Torneio para sofrer, não para desfrutar

Rodada da Libertadores mostrou o que tem sido regra: não devemos esperar arte nem sonho

SÓ O PALMEIRAS venceu entre os brasileiros. Venceu muito bem, diga-se, embora com a tarefa facilitada pelo adversário Junior de Barranquilla, reduzido a dez jogadores nem bem o jogo havia começado.
Futebol de encher os olhos não se viu entre os demais jogos da primeira rodada da fase de grupos da Libertadores, nem dos também favoritos, como o Palmeiras, o argentino Boca Juniors, com Carlitos Tévez, e o atual campeão Grêmio.

Autor dos clássicos “As veias abertas da América Latina” e “O futebol ao sol e à sombra”, o escritor uruguaio Eduardo Galeano deixou registrado seu desencanto com o futebol dos tempos modernos ainda antes do fenômeno da “golbalização”: A tecnocracia do esporte profissional tem imposto um futebol de pura velocidade e muita força, que renuncia à alegria, atrofia a fantasia e proíbe a ousadia.
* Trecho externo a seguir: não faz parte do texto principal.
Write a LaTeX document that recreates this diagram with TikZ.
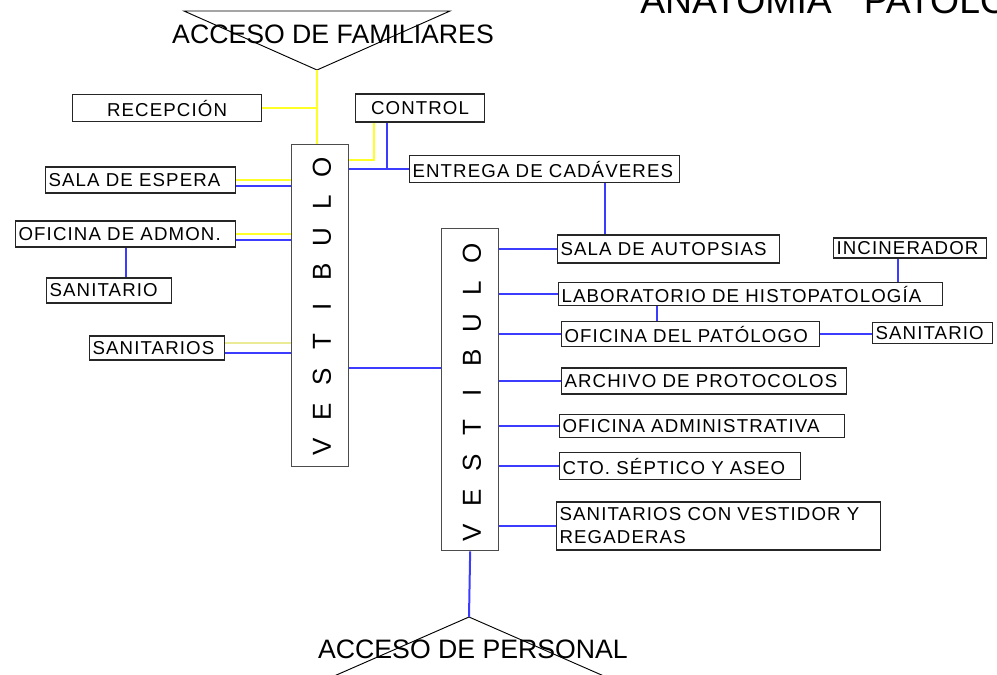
\documentclass[tikz,border=0pt]{standalone}
\usepackage{fontspec}
\setmainfont{Liberation Sans}
\newfontfamily\roomfont{Liberation Sans}[LetterSpace=6]
\usetikzlibrary{calc}
\definecolor{lineyellow}{RGB}{255,255,40}
\definecolor{paleyellow}{RGB}{235,235,150}
\definecolor{lineblue}{RGB}{60,60,255}
\tikzstyle{room} = [draw=black!85, line width=0.8pt, inner xsep=2.25pt, inner ysep=0pt, anchor=west, align=left, font=\roomfont\fontsize{14}{17.25}\selectfont]
\tikzstyle{hall} = [draw=black!70, line width=1pt, minimum width=42.75pt, minimum height=241.5pt, anchor=north west, inner sep=0pt]
\tikzstyle{letter} = [rotate=90, inner sep=0pt, font=\fontsize{19.5}{20}\selectfont]
\tikzstyle{access} = [anchor=base, inner sep=0pt, font=\fontsize{20}{24}\selectfont]
\tikzstyle{yel} = [draw=lineyellow, line width=1.5pt]
\tikzstyle{blu} = [draw=lineblue, line width=1.5pt]

\begin{document}
\begin{tikzpicture}[x=0.75pt,y=-0.75pt]
	\useasboundingbox (0,0) rectangle (997,675);
	\node[anchor=base west, inner sep=0pt, font=\fontsize{28}{30}\selectfont] (title) at (640,13) {ANATOMIA\hspace{24pt}PATOLOGIA};
	\coordinate (famL) at (184,11);
	\coordinate (famR) at (450,11);
	\coordinate (famtip) at (317,70);
	\draw[line width=0.7pt] (famL) -- (famR) -- (famtip) -- cycle;
	\node[access] (familiares) at (333,43) {ACCESO DE FAMILIARES};
	\coordinate (perL) at (325,680);
	\coordinate (perR) at (613,680);
	\coordinate (pertip) at (469,617);
	\draw[line width=0.7pt] (perL) -- (pertip) -- (perR);
	\node[access] (personal) at (473,658) {ACCESO DE PERSONAL};

	\node[hall] (ves1) at (291,144) {};
	\foreach \l [count=\i from 0] in {V,E,S,T,I,B,U,L,O}
	\node[letter] (ha\i) at (322,{447-35*\i}) {\l};
	\node[hall] (ves2) at (441,228) {};
	\foreach \l [count=\i from 0] in {V,E,S,T,I,B,U,L,O}
	\node[letter] (hb\i) at (472,{533-35*\i}) {\l};

	\node[room, text width=137.25pt, align=center, minimum height=20.25pt] (recep) at (72,108) {RECEPCIÓN};
	\node[room, text width=92.25pt, align=center, minimum height=21pt] (control) at (355,108) {CONTROL};
	\node[room, text width=198pt, minimum height=20.25pt] (entrega) at (409,169) {ENTREGA DE CADÁVERES};
	\node[room, text width=138pt, minimum height=19.5pt] (espera) at (45,180) {SALA DE ESPERA};
	\node[room, text width=160.5pt, minimum height=19.5pt] (admon) at (15,234) {OFICINA DE ADMON.};
	\node[room, text width=89.25pt, minimum height=18.75pt] (sanit1) at (46,290.5) {SANITARIO};
	\node[room, text width=96.75pt, minimum height=18pt] (sanitarios) at (89,348) {SANITARIOS};
	\node[room, text width=162pt, minimum height=21pt] (autopsias) at (557,249) {SALA DE AUTOPSIAS};
	\node[room, text width=110.25pt, minimum height=15pt] (incin) at (833,248) {INCINERADOR};
	\node[room, text width=283.5pt, minimum height=17.25pt] (labo) at (558,294) {LABORATORIO DE HISTOPATOLOGÍA};
	\node[room, text width=189pt, minimum height=18.75pt] (patologo) at (561,334) {OFICINA DEL PATÓLOGO};
	\node[room, text width=85.5pt, minimum height=15.75pt] (sanit2) at (872,333) {SANITARIO};
	\node[room, text width=209.25pt, minimum height=19.5pt] (archivo) at (561,381) {ARCHIVO DE PROTOCOLOS};
	\node[room, text width=209.25pt, minimum height=17.25pt] (ofadmin) at (559,426) {OFICINA ADMINISTRATIVA};
	\node[room, text width=176.25pt, minimum height=20.25pt] (cto) at (559,466) {CTO. SÉPTICO Y ASEO};
	\node[room, text width=238.5pt, minimum height=36pt] (vestidor) at (556,526) {SANITARIOS CON VESTIDOR Y\\REGADERAS};

	\draw[yel] (famtip) -- (famtip |- ves1.north);
	\draw[yel] (recep.east) -- (recep.east -| famtip);
	\coordinate (ctrlyel) at ($(control.south west)+(19,0)$);
	\coordinate (ctrlblu) at ($(control.south west)+(32,0)$);
	\draw[yel] (ves1.east |- 0,160) -| (ctrlyel);
	\draw[blu] (ctrlblu) -- (ctrlblu |- entrega.west);
	\draw[blu] (ves1.east |- entrega.west) -- (entrega.west);
	\draw[yel] (espera.east) -- (espera.east -| ves1.west);
	\draw[blu] ($(espera.east)+(0,6)$) -- ($(espera.east -| ves1.west)+(0,6)$);
	\draw[yel] (admon.east) -- (admon.east -| ves1.west);
	\draw[blu] ($(admon.east)+(0,6)$) -- ($(admon.east -| ves1.west)+(0,6)$);
	\draw[blu] (admon.south -| 126,0) -- (sanit1.north -| 126,0);
	\draw[draw=paleyellow, line width=1.5pt] ($(sanitarios.east)+(0,-5)$) -- ($(sanitarios.east -| ves1.west)+(0,-5)$);
	\draw[blu] ($(sanitarios.east)+(0,5)$) -- ($(sanitarios.east -| ves1.west)+(0,5)$);
	\draw[blu] (ves1.east |- 0,368) -- (ves2.west |- 0,368);

	\foreach \r in {autopsias,labo,patologo,archivo,ofadmin,cto,vestidor}
	\draw[blu] (ves2.east |- \r.west) -- (\r.west);
	\draw[blu] (entrega.south -| 605,0) -- (autopsias.north -| 605,0);
	\draw[blu] (incin.south -| 898,0) -- (labo.north -| 898,0);
	\draw[blu] (labo.south -| 657,0) -- (patologo.north -| 657,0);
	\draw[blu] (patologo.east) -- (patologo.east -| sanit2.west);
	\draw[blu] (ves2.south) -- (pertip);
\end{tikzpicture}
\end{document}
Felizmente ainda aparece nos campos, embora muito de vez em quando, algum atrevido de cara suja para sair do script e cometer o erro de driblar toda a equipe adversária, o juiz e o público das arquibancadas, para o puro prazer do corpo que é liberado para a aventura proibida da liberdade.
Eu ando ao redor do mundo com o chapéu na mão, e rogo: ‘Jogue bonito, pelo amor de Deus’. E quando o bom futebol aparece, eu aprecio o milagre independentemente do clube ou país que o oferece a mim.”


A visão romântica de Galeano pode parecer a muitos como algo antiquado, inútil resistência ao inevitável avanço do capital na economia do entretenimento e, portanto, do esporte em geral, do qual o futebol, como o mais popular do planeta, não poderia escapar.
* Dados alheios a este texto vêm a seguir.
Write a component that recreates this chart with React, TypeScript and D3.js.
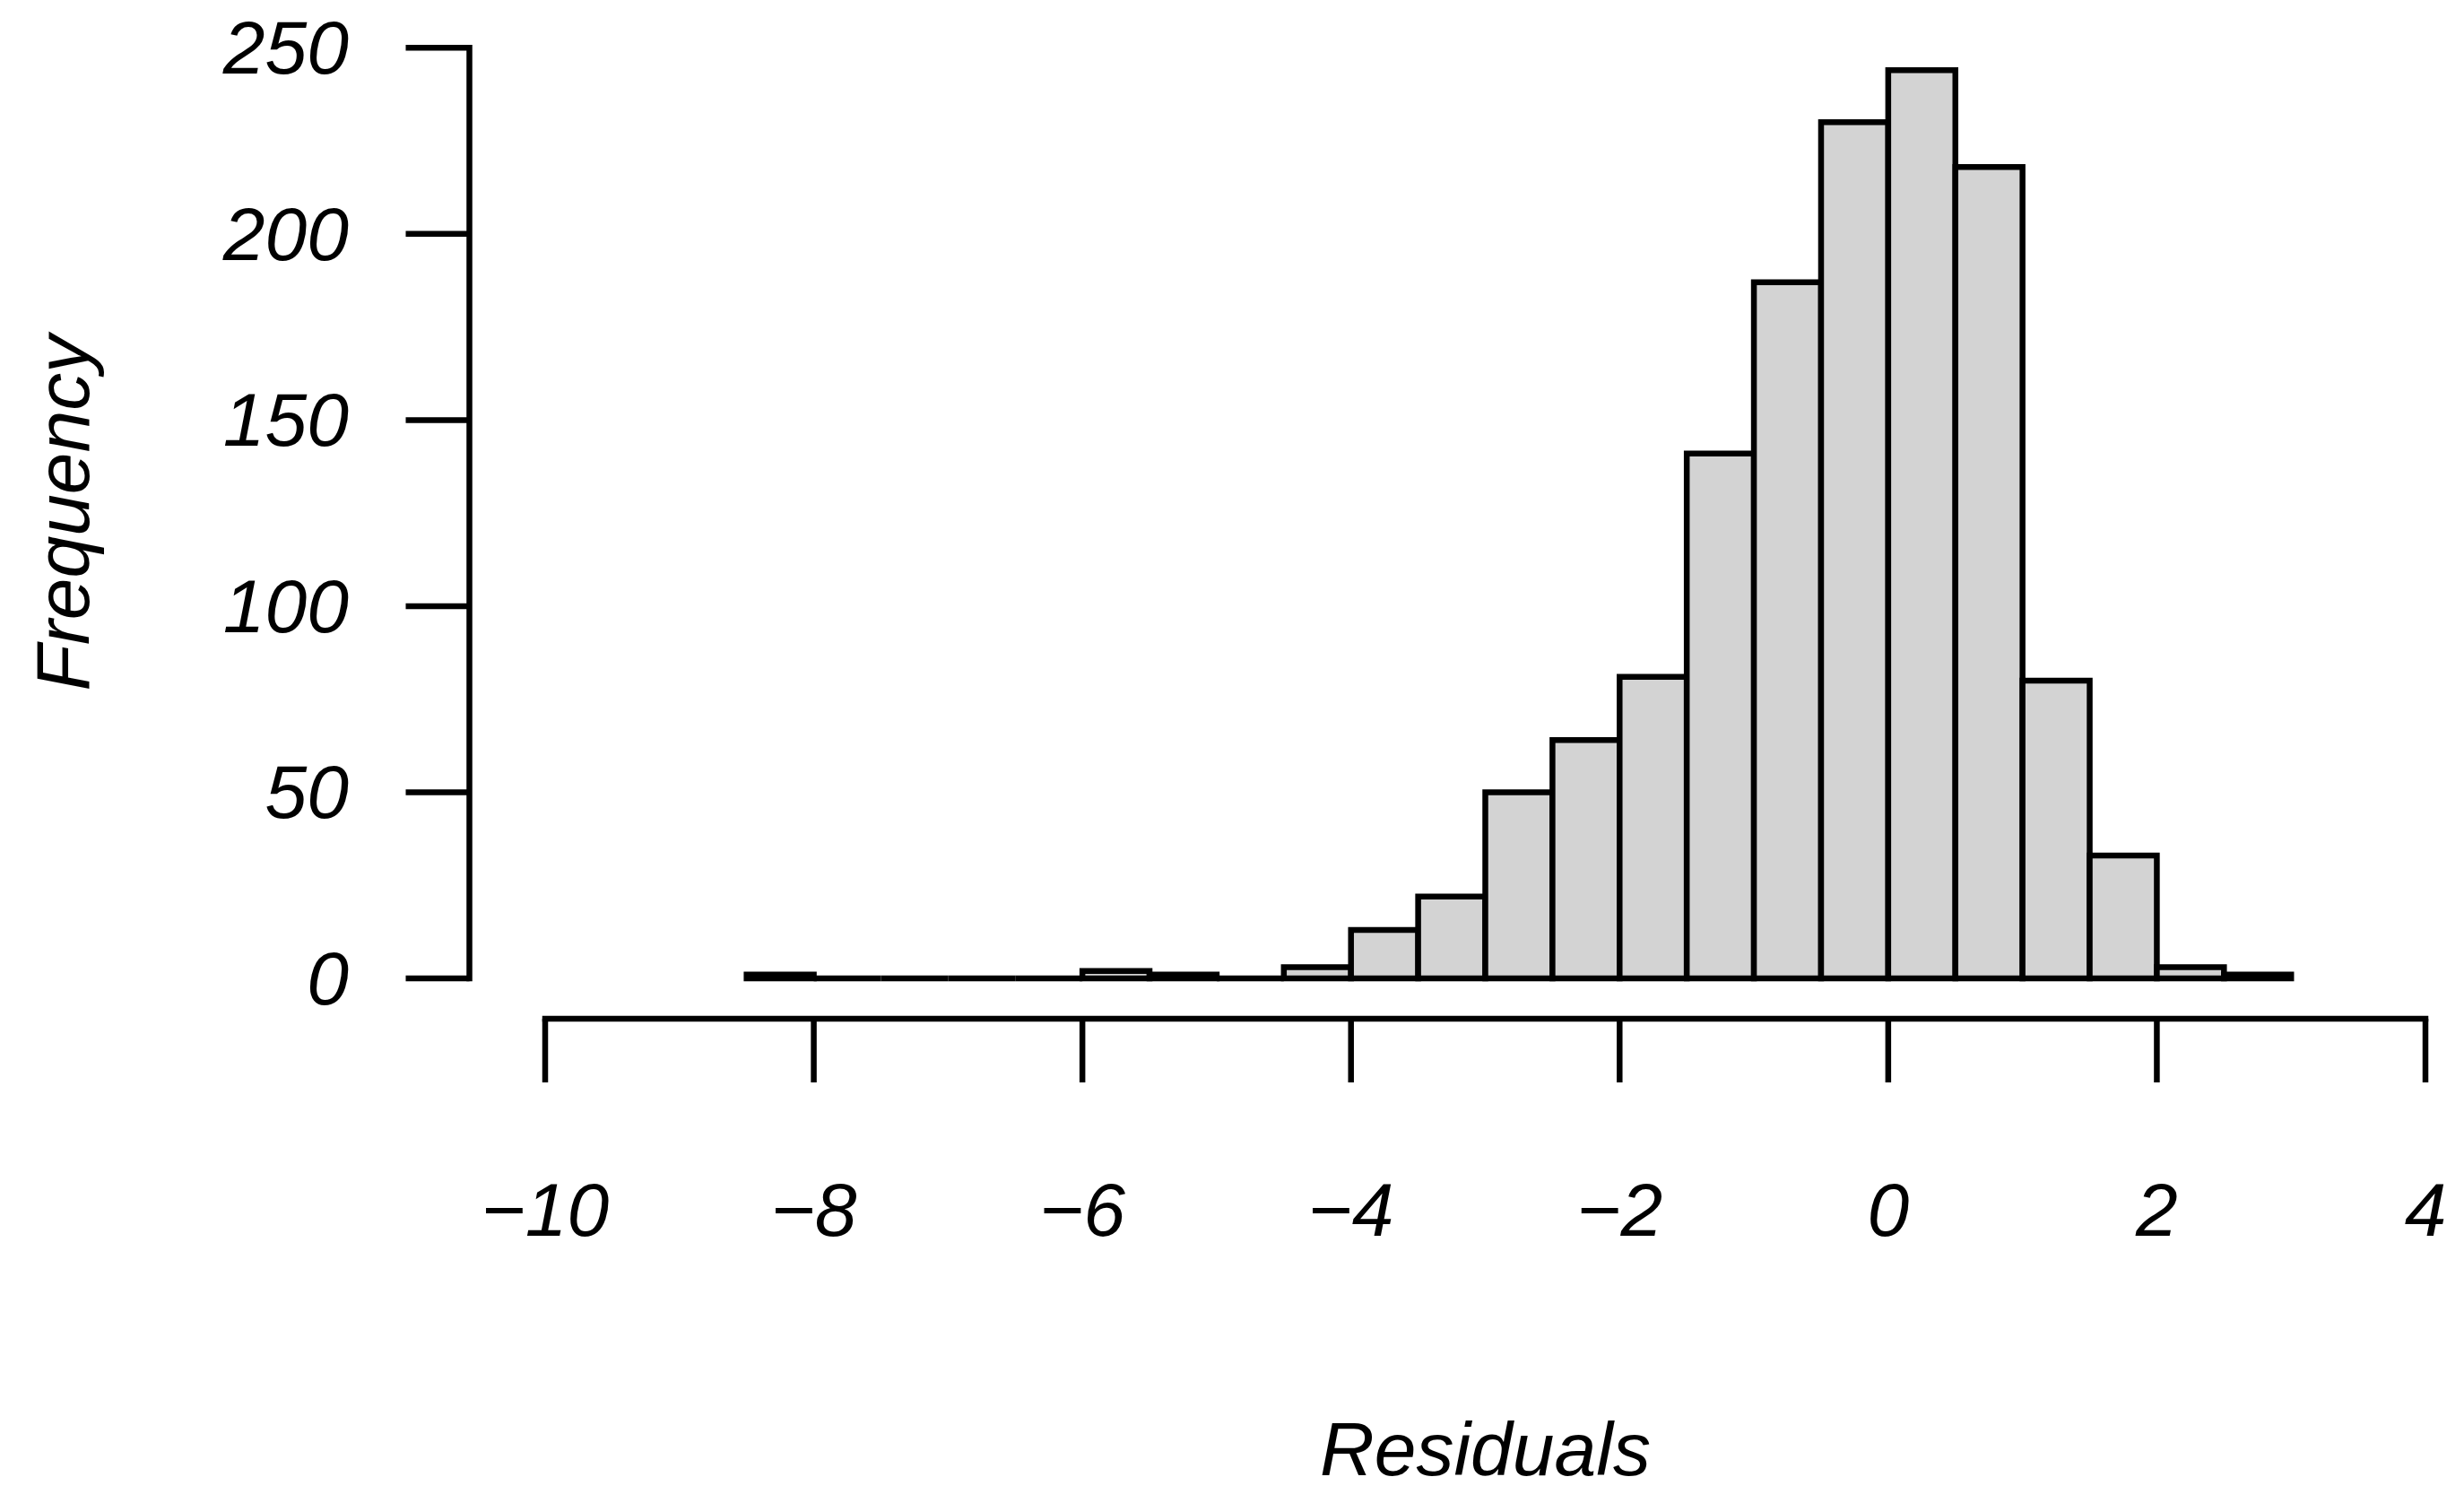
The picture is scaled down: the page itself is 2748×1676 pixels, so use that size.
import React from "react";
import * as d3 from "d3";

const binStarts = [-8.5, -8, -7.5, -7, -6.5, -6, -5.5, -5, -4.5, -4, -3.5, -3, -2.5, -2, -1.5, -1, -0.5, 0, 0.5, 1, 1.5, 2, 2.5];
const binWidth = 0.5;
const counts = [1, 0, 0, 0, 0, 2, 1, 0, 3, 13, 22, 50, 64, 81, 141, 187, 230, 244, 218, 80, 33, 3, 1];
const xTicks = [-10, -8, -6, -4, -2, 0, 2, 4];
const yTicks = [0, 50, 100, 150, 200, 250];
const xTitle = "Residuals";
const yTitle = "Frequency";

const fmt = (v: number) => (v < 0 ? "\u2212" + Math.abs(v) : String(v));

export default function App() {
  const W = 2748;
  const H = 1676;
  const x = d3.scaleLinear().domain([-10, 4]).range([608, 2705]);
  const y = d3.scaleLinear().domain([0, 250]).range([1091, 53.3]);
  const xAxisY = 1136;
  const yAxisX = 523.5;
  const tickLen = 71;
  const font = "'Liberation Sans', Arial, sans-serif";
  const fs = 84;
  const sw = 6.5;

  return (
    <svg
      width={W}
      height={H}
      viewBox={`0 0 ${W} ${H}`}
      style={{ position: "absolute", left: 0, top: 0, background: "#fff" }}
    >
      <rect x={0} y={0} width={W} height={H} fill="#fff" />
      {/* bars */}
      <g>
        {binStarts.map((s, i) => {
          const x0 = x(s);
          const x1 = x(s + binWidth);
          const y0 = y(0);
          const y1 = y(counts[i]);
          const d = `M${x0},${y0}V${y1}H${x1}V${y0}Z`;
          return (
            <path key={i} d={d} fill="#d3d3d3" stroke="#000" strokeWidth={sw} strokeLinejoin="miter" />
          );
        })}
      </g>
      {/* y axis */}
      <g>
        <line x1={yAxisX} x2={yAxisX} y1={y(yTicks[0])} y2={y(yTicks[yTicks.length - 1])} stroke="#000" strokeWidth={sw} strokeLinecap="square" />
        {yTicks.map((t) => (
          <g key={t}>
            <line x1={yAxisX} x2={yAxisX - tickLen} y1={y(t)} y2={y(t)} stroke="#000" strokeWidth={sw} />
            <text
              x={389}
              y={y(t)}
              textAnchor="end"
              dominantBaseline="central"
              fontFamily={font}
              fontStyle="italic"
              fontSize={fs}
              fill="#000"
            >
              {fmt(t)}
            </text>
          </g>
        ))}
      </g>
      {/* x axis */}
      <g>
        <line x1={x(xTicks[0])} x2={x(xTicks[xTicks.length - 1])} y1={xAxisY} y2={xAxisY} stroke="#000" strokeWidth={sw} strokeLinecap="square" />
        {xTicks.map((t) => (
          <g key={t}>
            <line x1={x(t)} x2={x(t)} y1={xAxisY} y2={xAxisY + tickLen} stroke="#000" strokeWidth={sw} />
            <text
              x={x(t)}
              y={1349}
              textAnchor="middle"
              dominantBaseline="central"
              fontFamily={font}
              fontStyle="italic"
              fontSize={fs}
              fill="#000"
            >
              {fmt(t)}
            </text>
          </g>
        ))}
      </g>
      <text
        x={(x(-10) + x(4)) / 2}
        y={1616}
        textAnchor="middle"
        dominantBaseline="central"
        fontFamily={font}
        fontStyle="italic"
        fontSize={fs}
        fill="#000"
      >
        {xTitle}
      </text>
      <text
        transform={`translate(70, ${(y(0) + y(250)) / 2}) rotate(-90)`}
        textAnchor="middle"
        dominantBaseline="central"
        fontFamily={font}
        fontStyle="italic"
        fontSize={fs}
        fill="#000"
      >
        {yTitle}
      </text>
    </svg>
  );
}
De certa forma é mesmo, o que não invalida sua queixa e desabafo.

Há décadas mero exportador de pé de obra, a América do Sul deixou de ser palco dos grandes artistas da bola para virar apenas celeiro e objeto da cobiça dos clubes europeus e, mais recentemente, dos asiáticos.

Lembremos que entre os dez maiores jogadores de todos os tempos temos, não necessariamente na ordem que segue, Pelé, Garrincha, Messi, Maradona e Di Stefano, para ficar apenas em metade deles, para não falar de Ronaldo, Didi e Romário.

Hoje o que temos são times que quando jogam fora de casa, seja contra quem for, ficam felizes ao trazer um pontinho na bagagem — casos do Corinthians contra o Millonarios, do Grêmio contra o Defensor, incapazes de se impor tecnicamente, apesar do investimento incomparável em relação aos clubes colombianos ou uruguaios, como nos dois exemplos.

Tudo indica que teremos mais um torneio continental para sofrer mais do que para desfrutar, um choque angustiante quando se faz o paralelo com o futebol de sonhos produzido pelo Manchester City, Bayern Munique, Barcelona, PSG e Real Madrid, também não necessariamente nessa ordem.

Convenhamos que para quem ainda produz grandes jogadores é pra lá de frustrante e prova provada da indigência da gestão de nossos clubes e entidades futebolísticas.

Ainda se fossemos paraguaios, bolivianos, peruanos ou venezuelanos, não haveria mesmo muito a fazer.

Mas no Brasil há e por aqui poder-se-ia atender ao apelo de Eduardo Galeano. Sem mesóclises!